[Start of Information shown]
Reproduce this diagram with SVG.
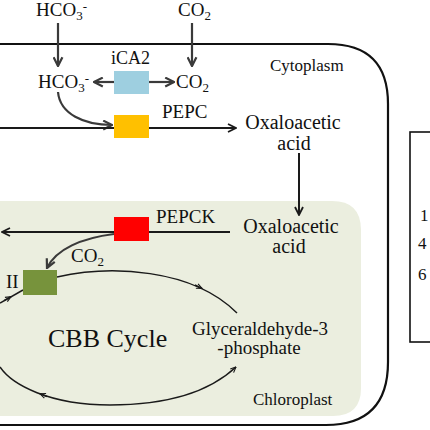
<svg xmlns="http://www.w3.org/2000/svg" width="430" height="430" viewBox="0 0 430 430">
<defs>
<style>
text{font-family:"Liberation Serif","Times New Roman",serif;fill:#111;}
.lbl{font-size:19px;}
.sm{font-size:17px;}
.sub{font-size:13px;}
.ln{fill:none;stroke:#1a1a1a;stroke-width:2;}
.ga{fill:none;stroke:#3a3a3a;stroke-width:2.2;}
.cy{fill:none;stroke:#1a1a1a;stroke-width:1.5;}
</style>
<marker id="ah" viewBox="0 0 10 10" refX="9" refY="5" markerWidth="10" markerHeight="10" orient="auto" markerUnits="userSpaceOnUse">
<path d="M1,1 L9,5 L1,9" fill="none" stroke="#1a1a1a" stroke-width="1.8"/>
</marker>
<marker id="ahg" viewBox="0 0 10 10" refX="9" refY="5" markerWidth="11" markerHeight="11" orient="auto" markerUnits="userSpaceOnUse">
<path d="M1,1 L9,5 L1,9" fill="none" stroke="#3a3a3a" stroke-width="2"/>
</marker>
<marker id="barb" viewBox="0 0 10 10" refX="9" refY="5" markerWidth="7" markerHeight="7" orient="auto" markerUnits="userSpaceOnUse">
<path d="M1,1.5 L9,5 L1,8.5" fill="none" stroke="#1a1a1a" stroke-width="1.6"/>
</marker>
</defs>
<rect width="430" height="430" fill="#ffffff"/>

<g id="cytoplasm">
<path d="M-10 44 H328 Q388 44 388 104 V362 Q388 425 326 425 H-10" fill="none" stroke="#111" stroke-width="2.2"/>
<text class="sm" x="270" y="71">Cytoplasm</text>
</g>

<g id="chloroplast">
<path d="M-10 201 H332 Q361 201 361 230 V388 Q361 416 333 416 H-10 Z" fill="#ebeedf"/>
<text class="sm" x="253" y="405">Chloroplast</text>
</g>

<g id="legend-box">
<rect x="410" y="132" width="40" height="210" fill="#fff" stroke="#111" stroke-width="1.6"/>
<text class="sm" x="420" y="221">1</text>
<text class="sm" x="418" y="249">4</text>
<text class="sm" x="418" y="280">6</text>
</g>

<g id="connectors">
<path class="ga" d="M58 23 V66" marker-end="url(#ahg)"/>
<path class="ga" d="M192 23 V66" marker-end="url(#ahg)"/>
<path class="ga" d="M114 82 H94" marker-end="url(#ahg)"/>
<path class="ga" d="M149 82 H174" marker-end="url(#ahg)"/>
<path class="ga" d="M58 92 C60 114 84 125 112 125" marker-end="url(#ahg)"/>
<path class="ln" d="M-5 128 H114"/>
<path class="ln" d="M149 128 H236" marker-end="url(#ah)"/>
<path class="ln" d="M299 153 V215" marker-end="url(#ah)"/>
<path class="ln" d="M230 232 H149"/>
<path class="ln" d="M114 232 H2" marker-end="url(#ah)"/>
<path class="ga" d="M114 234 C82 238 56 249 47 268" marker-end="url(#ahg)"/>
<path class="cy" d="M57 277 C110 265 192 268 237 313"/>
<path class="cy" d="M195 285 L202 288.5" marker-end="url(#barb)"/>
<path class="cy" d="M0 367 C12 385 50 405 110 405 C160 405 205 396 236 367" marker-end="url(#barb)"/>
<path class="cy" d="M47 396.5 L40 393.8" marker-end="url(#barb)"/>
<path class="cy" d="M0 303 L23 290"/>
<path class="cy" d="M4 300.7 L11 296.7" marker-end="url(#barb)"/>
</g>

<g id="hco3-out">
<text class="lbl" x="36" y="16">HCO<tspan class="sub" dy="4">3</tspan><tspan class="sub" dy="-9">-</tspan></text>
</g>
<g id="co2-out">
<text class="lbl" x="178" y="16">CO<tspan class="sub" dy="4">2</tspan></text>
</g>
<g id="hco3-in">
<text class="lbl" x="38" y="88">HCO<tspan class="sub" dy="4">3</tspan><tspan class="sub" dy="-9">-</tspan></text>
</g>
<g id="co2-in">
<text class="lbl" x="176" y="88">CO<tspan class="sub" dy="4">2</tspan></text>
</g>
<g id="iCA2">
<rect x="114" y="71" width="35" height="23" fill="#9ecfe0"/>
<text class="lbl" x="111" y="64" style="font-size:18px">iCA2</text>
</g>
<g id="PEPC">
<rect x="114" y="115" width="35" height="23" fill="#ffc000"/>
<text class="lbl" x="162" y="118">PEPC</text>
</g>
<g id="oaa-cyto">
<text class="lbl" x="293" y="129" text-anchor="middle" style="font-size:20px">Oxaloacetic</text>
<text class="lbl" x="294" y="150" text-anchor="middle" style="font-size:20px">acid</text>
</g>
<g id="oaa-chloro">
<text class="lbl" x="291" y="233" text-anchor="middle" style="font-size:20px">Oxaloacetic</text>
<text class="lbl" x="289" y="253" text-anchor="middle" style="font-size:20px">acid</text>
</g>
<g id="PEPCK">
<rect x="114" y="217" width="35" height="24" fill="#ff0000"/>
<text class="lbl" x="156" y="223">PEPCK</text>
</g>
<g id="co2-chloro">
<text class="lbl" x="71" y="262">CO<tspan class="sub" dy="4">2</tspan></text>
</g>
<g id="rubisco">
<rect x="23" y="270" width="34" height="25" fill="#77933c"/>
<text class="lbl" x="6" y="288">II</text>
</g>
<g id="cbb">
<text x="48" y="347" style="font-size:26px">CBB Cycle</text>
</g>
<g id="g3p">
<text class="lbl" x="260" y="335" text-anchor="middle">Glyceraldehyde-3</text>
<text class="lbl" x="259" y="354" text-anchor="middle">-phosphate</text>
</g>
</svg>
[End of Information shown]
What is needed >> Reproduce the data above in full, exactly as it is, with the pictures left out.

Response to the task >>
Reproduce this diagram with SVG.
<svg xmlns="http://www.w3.org/2000/svg" width="430" height="430" viewBox="0 0 430 430">
<defs>
<style>
text{font-family:"Liberation Serif","Times New Roman",serif;fill:#111;}
.lbl{font-size:19px;}
.sm{font-size:17px;}
.sub{font-size:13px;}
.ln{fill:none;stroke:#1a1a1a;stroke-width:2;}
.ga{fill:none;stroke:#3a3a3a;stroke-width:2.2;}
.cy{fill:none;stroke:#1a1a1a;stroke-width:1.5;}
</style>
<marker id="ah" viewBox="0 0 10 10" refX="9" refY="5" markerWidth="10" markerHeight="10" orient="auto" markerUnits="userSpaceOnUse">
<path d="M1,1 L9,5 L1,9" fill="none" stroke="#1a1a1a" stroke-width="1.8"/>
</marker>
<marker id="ahg" viewBox="0 0 10 10" refX="9" refY="5" markerWidth="11" markerHeight="11" orient="auto" markerUnits="userSpaceOnUse">
<path d="M1,1 L9,5 L1,9" fill="none" stroke="#3a3a3a" stroke-width="2"/>
</marker>
<marker id="barb" viewBox="0 0 10 10" refX="9" refY="5" markerWidth="7" markerHeight="7" orient="auto" markerUnits="userSpaceOnUse">
<path d="M1,1.5 L9,5 L1,8.5" fill="none" stroke="#1a1a1a" stroke-width="1.6"/>
</marker>
</defs>
<rect width="430" height="430" fill="#ffffff"/>

<g id="cytoplasm">
<path d="M-10 44 H328 Q388 44 388 104 V362 Q388 425 326 425 H-10" fill="none" stroke="#111" stroke-width="2.2"/>
<text class="sm" x="270" y="71">Cytoplasm</text>
</g>

<g id="chloroplast">
<path d="M-10 201 H332 Q361 201 361 230 V388 Q361 416 333 416 H-10 Z" fill="#ebeedf"/>
<text class="sm" x="253" y="405">Chloroplast</text>
</g>

<g id="legend-box">
<rect x="410" y="132" width="40" height="210" fill="#fff" stroke="#111" stroke-width="1.6"/>
<text class="sm" x="420" y="221">1</text>
<text class="sm" x="418" y="249">4</text>
<text class="sm" x="418" y="280">6</text>
</g>

<g id="connectors">
<path class="ga" d="M58 23 V66" marker-end="url(#ahg)"/>
<path class="ga" d="M192 23 V66" marker-end="url(#ahg)"/>
<path class="ga" d="M114 82 H94" marker-end="url(#ahg)"/>
<path class="ga" d="M149 82 H174" marker-end="url(#ahg)"/>
<path class="ga" d="M58 92 C60 114 84 125 112 125" marker-end="url(#ahg)"/>
<path class="ln" d="M-5 128 H114"/>
<path class="ln" d="M149 128 H236" marker-end="url(#ah)"/>
<path class="ln" d="M299 153 V215" marker-end="url(#ah)"/>
<path class="ln" d="M230 232 H149"/>
<path class="ln" d="M114 232 H2" marker-end="url(#ah)"/>
<path class="ga" d="M114 234 C82 238 56 249 47 268" marker-end="url(#ahg)"/>
<path class="cy" d="M57 277 C110 265 192 268 237 313"/>
<path class="cy" d="M195 285 L202 288.5" marker-end="url(#barb)"/>
<path class="cy" d="M0 367 C12 385 50 405 110 405 C160 405 205 396 236 367" marker-end="url(#barb)"/>
<path class="cy" d="M47 396.5 L40 393.8" marker-end="url(#barb)"/>
<path class="cy" d="M0 303 L23 290"/>
<path class="cy" d="M4 300.7 L11 296.7" marker-end="url(#barb)"/>
</g>

<g id="hco3-out">
<text class="lbl" x="36" y="16">HCO<tspan class="sub" dy="4">3</tspan><tspan class="sub" dy="-9">-</tspan></text>
</g>
<g id="co2-out">
<text class="lbl" x="178" y="16">CO<tspan class="sub" dy="4">2</tspan></text>
</g>
<g id="hco3-in">
<text class="lbl" x="38" y="88">HCO<tspan class="sub" dy="4">3</tspan><tspan class="sub" dy="-9">-</tspan></text>
</g>
<g id="co2-in">
<text class="lbl" x="176" y="88">CO<tspan class="sub" dy="4">2</tspan></text>
</g>
<g id="iCA2">
<rect x="114" y="71" width="35" height="23" fill="#9ecfe0"/>
<text class="lbl" x="111" y="64" style="font-size:18px">iCA2</text>
</g>
<g id="PEPC">
<rect x="114" y="115" width="35" height="23" fill="#ffc000"/>
<text class="lbl" x="162" y="118">PEPC</text>
</g>
<g id="oaa-cyto">
<text class="lbl" x="293" y="129" text-anchor="middle" style="font-size:20px">Oxaloacetic</text>
<text class="lbl" x="294" y="150" text-anchor="middle" style="font-size:20px">acid</text>
</g>
<g id="oaa-chloro">
<text class="lbl" x="291" y="233" text-anchor="middle" style="font-size:20px">Oxaloacetic</text>
<text class="lbl" x="289" y="253" text-anchor="middle" style="font-size:20px">acid</text>
</g>
<g id="PEPCK">
<rect x="114" y="217" width="35" height="24" fill="#ff0000"/>
<text class="lbl" x="156" y="223">PEPCK</text>
</g>
<g id="co2-chloro">
<text class="lbl" x="71" y="262">CO<tspan class="sub" dy="4">2</tspan></text>
</g>
<g id="rubisco">
<rect x="23" y="270" width="34" height="25" fill="#77933c"/>
<text class="lbl" x="6" y="288">II</text>
</g>
<g id="cbb">
<text x="48" y="347" style="font-size:26px">CBB Cycle</text>
</g>
<g id="g3p">
<text class="lbl" x="260" y="335" text-anchor="middle">Glyceraldehyde-3</text>
<text class="lbl" x="259" y="354" text-anchor="middle">-phosphate</text>
</g>
</svg>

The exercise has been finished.